» Job:
Present each line of the entries below that holds the word "this".

--------------------

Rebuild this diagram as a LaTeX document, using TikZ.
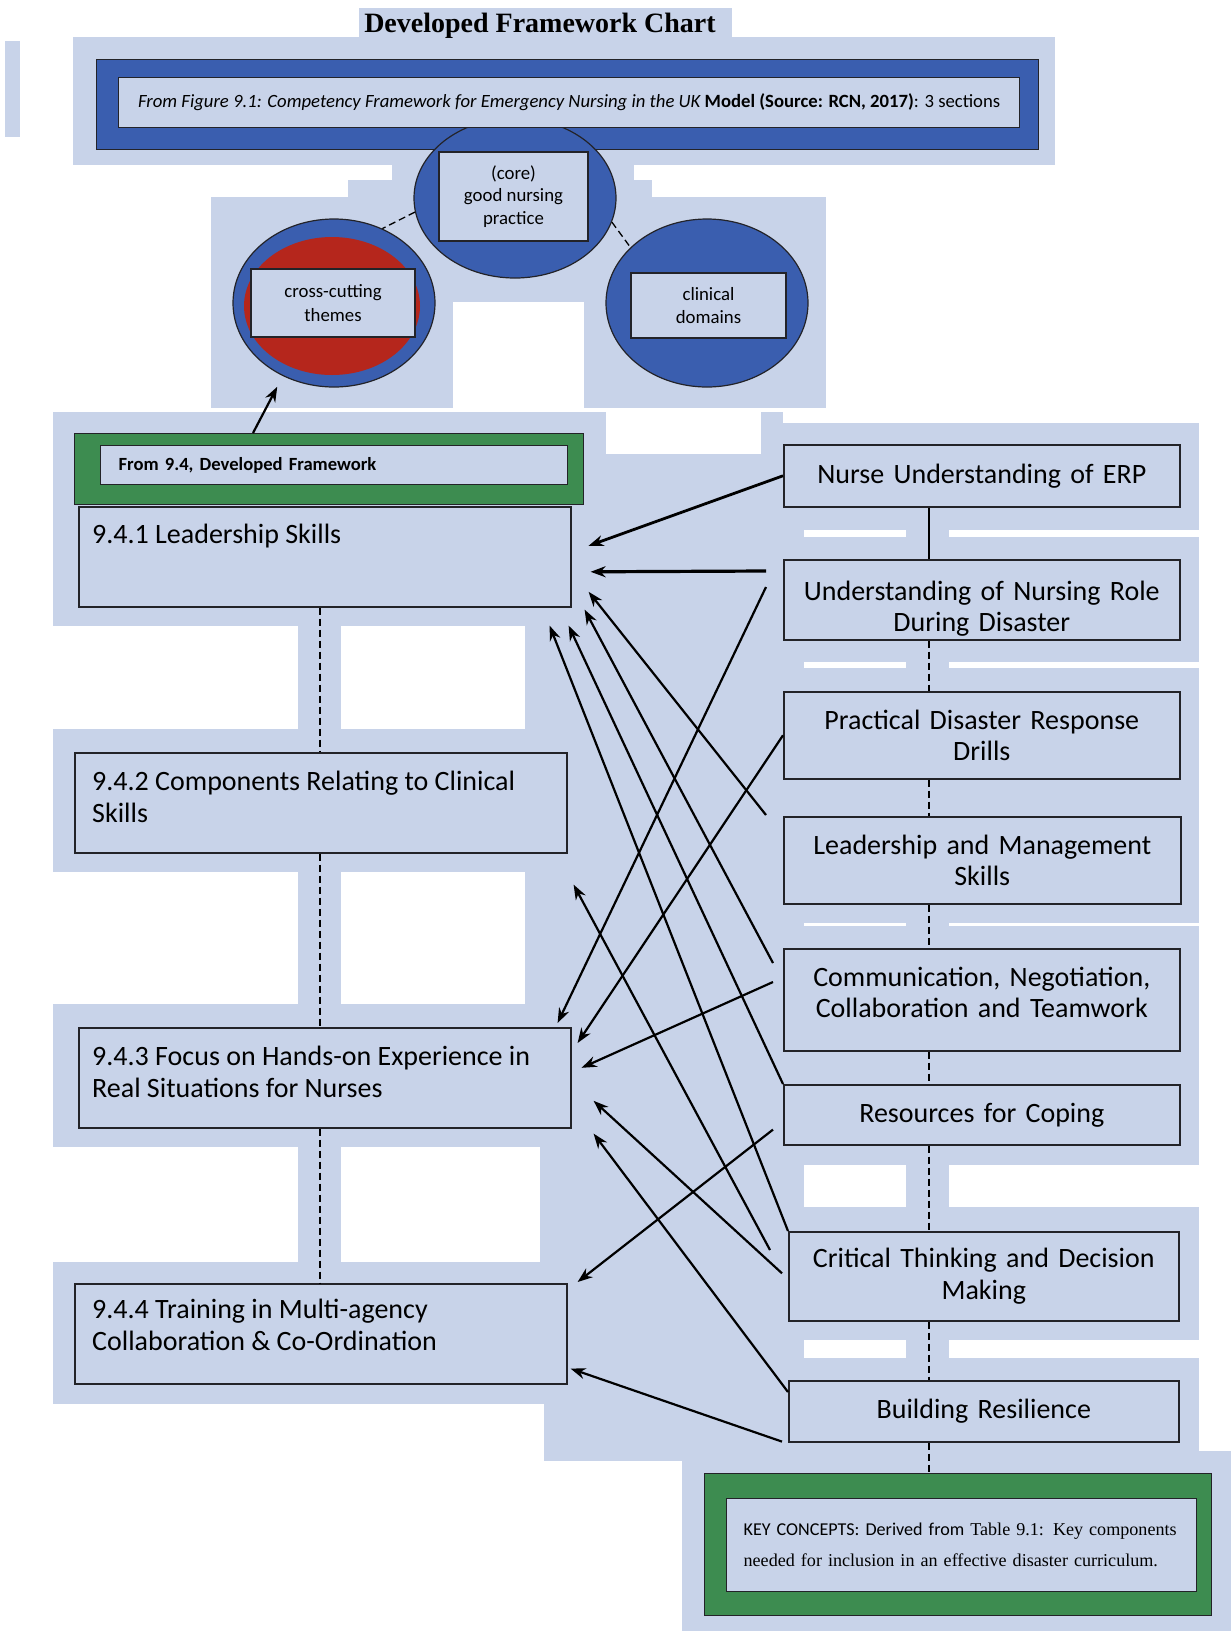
\documentclass[tikz,border=0pt]{standalone}
\usepackage{fontspec}
\setmainfont{Carlito}
\newfontfamily\serifface{Liberation Serif}
\definecolor{PaleBlue}{RGB}{200,211,233}
\definecolor{RoyalBlue}{RGB}{58,94,175}
\definecolor{BrickRed}{RGB}{181,38,28}
\definecolor{LeafGreen}{RGB}{61,140,80}
\definecolor{InkGray}{RGB}{35,35,40}
\usetikzlibrary{arrows.meta, shapes.geometric, calc}

\tikzset{
  box/.style={draw=InkGray, line width=1.6pt, fill=PaleBlue, inner sep=0pt},
  plate/.style={draw=InkGray, line width=1pt, inner sep=0pt, anchor=north west},
  oval/.style={ellipse, draw=InkGray, line width=1.2pt, fill=RoyalBlue, inner sep=0pt},
  big/.style={font=\fontsize{28}{31.5}\selectfont},
  small/.style={font=\fontsize{18.8}{23.5}\selectfont},
  rbox/.style={box, big, anchor=north west, text width=370pt, align=center},
  lbox/.style={box, anchor=north west, minimum width=492pt, minimum height=100pt},
  ltext/.style={big, anchor=north west, inner sep=0pt, align=left},
  arr/.style={-{Stealth[length=15pt, width=11pt]}, line width=2.2pt},
  link/.style={line width=1.3pt, dash pattern=on 7pt off 4pt}
}

\begin{document}
\begin{tikzpicture}[x=1pt, y=-1pt]
\useasboundingbox (0,0) rectangle (1231,1631);
\fill[PaleBlue] (359,8) rectangle (732,37);
\fill[PaleBlue] (5,41) rectangle (20,137);
\fill[PaleBlue] (73,37) rectangle (1055,165);
\fill[PaleBlue] (392,165) rectangle (634,180);
\fill[PaleBlue] (348,180) rectangle (652,197);
\fill[PaleBlue] (211,197) rectangle (826,302);
\fill[PaleBlue] (211,302) rectangle (453,408);
\fill[PaleBlue] (584,302) rectangle (826,408);
\fill[PaleBlue] (53,412) rectangle (783,1404);
\fill[PaleBlue] (761,423) rectangle (1199,1451);
\fill[PaleBlue] (544,1404) rectangle (1199,1461);
\fill[PaleBlue] (682,1451) rectangle (1231,1631);
\fill[white] (606,412) rectangle (761,454);
\foreach \ya/\yb/\xb in {626/729/525, 872/1004/525, 1147/1262/540} {
  \fill[white] (0,\ya) rectangle (298,\yb);
  \fill[white] (341,\ya) rectangle (\xb,\yb);
}
\foreach \ya/\yb in {530/537, 662/668, 923/926, 1165/1207, 1340/1358} {
  \fill[white] (804,\ya) rectangle (906,\yb);
  \fill[white] (949,\ya) rectangle (1231,\yb);
}

\node[font=\serifface\bfseries\fontsize{28}{32}\selectfont, inner sep=0pt] (title) at (540,26) {Developed Framework Chart};

\node[plate, fill=RoyalBlue, minimum width=942pt, minimum height=90pt] (band) at (96,59) {};
\node[oval, minimum width=202pt, minimum height=160pt] (core) at (515,198) {};
\node[box, anchor=north west, line width=1.3pt, minimum width=901pt, minimum height=50pt, font=\fontsize{18.7}{20}\selectfont] (source) at (118,77)
  {{\itshape From Figure 9.1: Competency Framework for Emergency Nursing in the UK} {\bfseries Model (Source: RCN, 2017)}: 3 sections};
\node[box, small, line width=1.3pt, minimum width=149pt, minimum height=89pt, align=center, font=\fontsize{18.8}{22.5}\selectfont] (corebox) at (513.5,196.5) {(core)\\good nursing\\practice};

\node[oval, minimum width=202pt, minimum height=168pt] (themes) at (334,303) {};
\node[ellipse, fill=BrickRed, inner sep=0pt, minimum width=176pt, minimum height=138pt] (themesfill) at (332,306) {};
\node[box, small, line width=1.3pt, minimum width=164pt, minimum height=68pt, align=center] (themesbox) at (333,303) {cross-cutting\\themes};
\node[oval, minimum width=202pt, minimum height=168pt] (domains) at (707,303) {};
\node[box, small, line width=1.3pt, minimum width=155pt, minimum height=65pt, align=center] (domainsbox) at (708.5,305.5) {clinical\\domains};
\draw[link] (core.188) -- (themes.57);
\draw[link] (core.-14) -- (domains.144);

\node[plate, fill=LeafGreen, minimum width=509pt, minimum height=71pt] (devframe) at (74,433) {};
\node[box, anchor=north west, line width=1.3pt, minimum width=467pt, minimum height=39pt, text width=431pt, align=left, font=\bfseries\fontsize{18.6}{22}\selectfont] (devlabel) at (100,445) {From 9.4, Developed Framework};
\draw[arr] ($(devframe.north west)+(179,0)$) -- ($(themes.236)+(-7,10)$);

\node[lbox] (lead) at (78,506) {};
\node[ltext] (leadtext) at (92,524) {9.4.1 Leadership Skills};
\node[lbox] (clin) at (74,752) {};
\node[ltext] (clintext) at (92,771) {9.4.2 Components Relating to Clinical\\Skills};
\node[lbox] (hands) at (78,1027) {};
\node[ltext] (handstext) at (92,1046) {9.4.3 Focus on Hands-on Experience in\\Real Situations for Nurses};
\node[lbox] (multi) at (74,1283) {};
\node[ltext] (multitext) at (92,1299) {9.4.4 Training in Multi-agency\\Collaboration \& Co-Ordination};
\coordinate (trunk) at (320,0);
\foreach \p/\q in {lead/clin, clin/hands, hands/multi}
  \draw[link] (\p.south -| trunk) -- (\q.north -| trunk);

\node[rbox, minimum width=396pt, minimum height=62pt] (erp) at (783,444) {Nurse Understanding of ERP\vphantom{p}};
\node[rbox, minimum width=396pt, minimum height=80pt] (role) at (783,559) {\vphantom{Ug}\\[-12pt]Understanding of Nursing Role\\During Disaster};
\node[rbox, minimum width=396pt, minimum height=87pt] (drills) at (783,691) {Practical Disaster Response\\Drills};
\node[rbox, minimum width=397pt, minimum height=87pt] (manage) at (783,816) {Leadership and Management\\Skills};
\node[rbox, minimum width=396pt, minimum height=102pt] (comms) at (783,948) {Communication, Negotiation,\\Collaboration and Teamwork\\[-21pt]\vphantom{g}};
\node[rbox, minimum width=396pt, minimum height=60pt] (coping) at (783,1084) {Resources for Coping};
\node[rbox, minimum width=390pt, minimum height=89pt] (critical) at (788,1231) {Critical Thinking and Decision\\Making};
\node[rbox, minimum width=390pt, minimum height=61pt] (resil) at (788,1380) {Building Resilience};

\node[plate, fill=LeafGreen, minimum width=507pt, minimum height=142pt] (keyframe) at (704,1473) {};
\node[box, anchor=north west, line width=1.3pt, minimum width=470pt, minimum height=93pt, text width=436pt, align=left, font=\fontsize{18.1}{31}\selectfont] (keytext) at (726,1498)
  {\mbox{KEY CONCEPTS: Derived from {\serifface Table 9.1: Key components}}\\\mbox{\serifface needed for inclusion in an effective disaster curriculum.}};

\coordinate (spine) at (929,0);
\draw[line width=1.3pt] (erp.south -| spine) -- (role.north -| spine);
\foreach \p/\q in {role/drills, drills/manage, manage/comms, comms/coping, coping/critical, critical/resil, resil/keyframe}
  \draw[link] (\p.south -| spine) -- (\q.north -| spine);

\draw[arr, line width=2.8pt] (erp.west) -- ($(lead.east)+(17,-11)$);
\draw[arr, line width=3.2pt] ($(role.north west)+(-17,12)$) -- ($(lead.east)+(19,15)$);
\draw[arr] ($(manage.north west)+(-17,-1)$) -- ($(lead.east)+(17,35)$);
\draw[arr] ($(comms.north west)+(-10,15)$) -- ($(lead.south east)+(13,2)$);
\draw[arr] (coping.north west) -- ($(lead.south east)+(-3,18)$);
\draw[arr] (critical.north west) -- ($(lead.south east)+(-22,18)$);
\draw[arr] ($(critical.north west)+(-18,19)$) -- ($(clin.south east)+(6,31)$);
\draw[arr] ($(role.north west)+(-17,28)$) -- ($(hands.north east)+(-14,-4)$);
\draw[arr] (drills.west) -- ($(hands.north east)+(6,16)$);
\draw[arr] ($(comms.north west)+(-10,34)$) -- ($(hands.east)+(10,-10)$);
\draw[arr] ($(critical.west)+(-6,-3)$) -- ($(hands.east)+(22,23)$);
\draw[arr] ($(resil.north west)+(0,12)$) -- ($(hands.south east)+(22,5)$);
\draw[arr] ($(coping.south west)+(-10,-16)$) -- ($(multi.north east)+(10,-1)$);
\draw[arr] ($(resil.south west)+(-6,-1)$) -- ($(multi.south east)+(3,-16)$);
\end{tikzpicture}
\end{document}
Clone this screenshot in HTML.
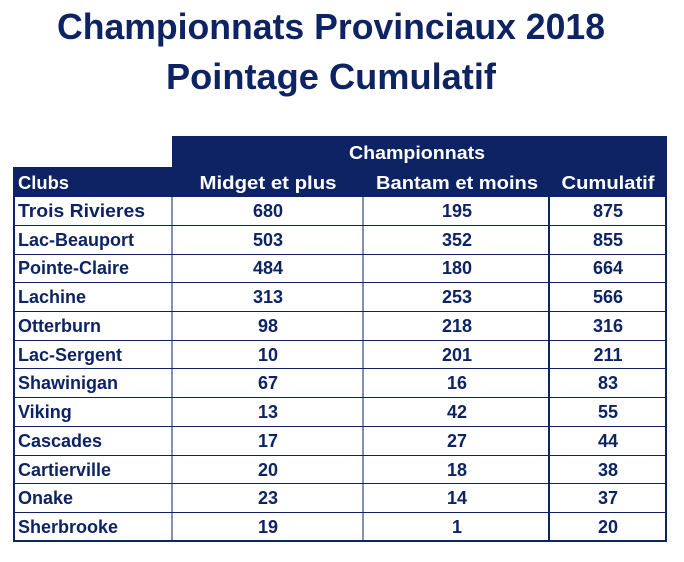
<!DOCTYPE html>
<html><head><meta charset="utf-8"><style>
html,body{margin:0;padding:0;background:#fff;}
svg{display:block;}
text{font-family:"Liberation Sans",sans-serif;font-weight:bold;}
</style></head><body>
<svg width="684" height="562" viewBox="0 0 684 562">
<text x="331" y="39" font-size="36" fill="#0d2364" text-anchor="middle" textLength="548" lengthAdjust="spacingAndGlyphs">Championnats Provinciaux 2018</text>
<text x="331" y="89" font-size="36" fill="#0d2364" text-anchor="middle" textLength="330" lengthAdjust="spacingAndGlyphs">Pointage Cumulatif</text>
<rect x="172" y="136" width="495" height="32" fill="#0d2364"/>
<rect x="13" y="167" width="654" height="30" fill="#0d2364"/>
<g fill="#fff" font-size="18">
<text x="417" y="159" text-anchor="middle" textLength="136" lengthAdjust="spacingAndGlyphs">Championnats</text>
<text x="18" y="189" textLength="51" lengthAdjust="spacingAndGlyphs">Clubs</text>
<text x="268" y="189" text-anchor="middle" textLength="137" lengthAdjust="spacingAndGlyphs">Midget et plus</text>
<text x="457" y="189" text-anchor="middle" textLength="162" lengthAdjust="spacingAndGlyphs">Bantam et moins</text>
<text x="608" y="189" text-anchor="middle" textLength="93" lengthAdjust="spacingAndGlyphs">Cumulatif</text>
</g>
<g stroke="#0d2364" fill="none">
<rect x="14" y="196" width="652" height="345" stroke-width="2"/>
<line x1="172" y1="196" x2="172" y2="541" stroke-width="1"/>
<line x1="363" y1="196" x2="363" y2="541" stroke-width="1"/>
<line x1="549" y1="196" x2="549" y2="541" stroke-width="2"/>
<g stroke-width="1">
<line x1="14" x2="666" y1="225.5" y2="225.5"/><line x1="14" x2="666" y1="254.5" y2="254.5"/>
<line x1="14" x2="666" y1="282.5" y2="282.5"/><line x1="14" x2="666" y1="311.5" y2="311.5"/>
<line x1="14" x2="666" y1="340.5" y2="340.5"/><line x1="14" x2="666" y1="368.5" y2="368.5"/>
<line x1="14" x2="666" y1="397.5" y2="397.5"/><line x1="14" x2="666" y1="426.5" y2="426.5"/>
<line x1="14" x2="666" y1="455.5" y2="455.5"/><line x1="14" x2="666" y1="483.5" y2="483.5"/>
<line x1="14" x2="666" y1="512.5" y2="512.5"/>
</g></g>
<g fill="#0d2364" font-size="18">
<g>
<text x="18" y="217" textLength="127" lengthAdjust="spacingAndGlyphs">Trois Rivieres</text><text x="18" y="246">Lac-Beauport</text>
<text x="18" y="274">Pointe-Claire</text><text x="18" y="303">Lachine</text>
<text x="18" y="332">Otterburn</text><text x="18" y="361">Lac-Sergent</text>
<text x="18" y="389">Shawinigan</text><text x="18" y="418">Viking</text>
<text x="18" y="447">Cascades</text><text x="18" y="476">Cartierville</text>
<text x="18" y="504">Onake</text><text x="18" y="533">Sherbrooke</text>
</g>
<g text-anchor="middle">
<text x="268" y="217">680</text><text x="457" y="217">195</text><text x="608" y="217">875</text>
<text x="268" y="246">503</text><text x="457" y="246">352</text><text x="608" y="246">855</text>
<text x="268" y="274">484</text><text x="457" y="274">180</text><text x="608" y="274">664</text>
<text x="268" y="303">313</text><text x="457" y="303">253</text><text x="608" y="303">566</text>
<text x="268" y="332">98</text><text x="457" y="332">218</text><text x="608" y="332">316</text>
<text x="268" y="361">10</text><text x="457" y="361">201</text><text x="608" y="361">211</text>
<text x="268" y="389">67</text><text x="457" y="389">16</text><text x="608" y="389">83</text>
<text x="268" y="418">13</text><text x="457" y="418">42</text><text x="608" y="418">55</text>
<text x="268" y="447">17</text><text x="457" y="447">27</text><text x="608" y="447">44</text>
<text x="268" y="476">20</text><text x="457" y="476">18</text><text x="608" y="476">38</text>
<text x="268" y="504">23</text><text x="457" y="504">14</text><text x="608" y="504">37</text>
<text x="268" y="533">19</text><text x="457" y="533">1</text><text x="608" y="533">20</text>
</g></g>
</svg>
</body></html>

--------------------

» Written answer:
Rebuild this diagram as a LaTeX document, using TikZ.
Clone this screenshot in HTML.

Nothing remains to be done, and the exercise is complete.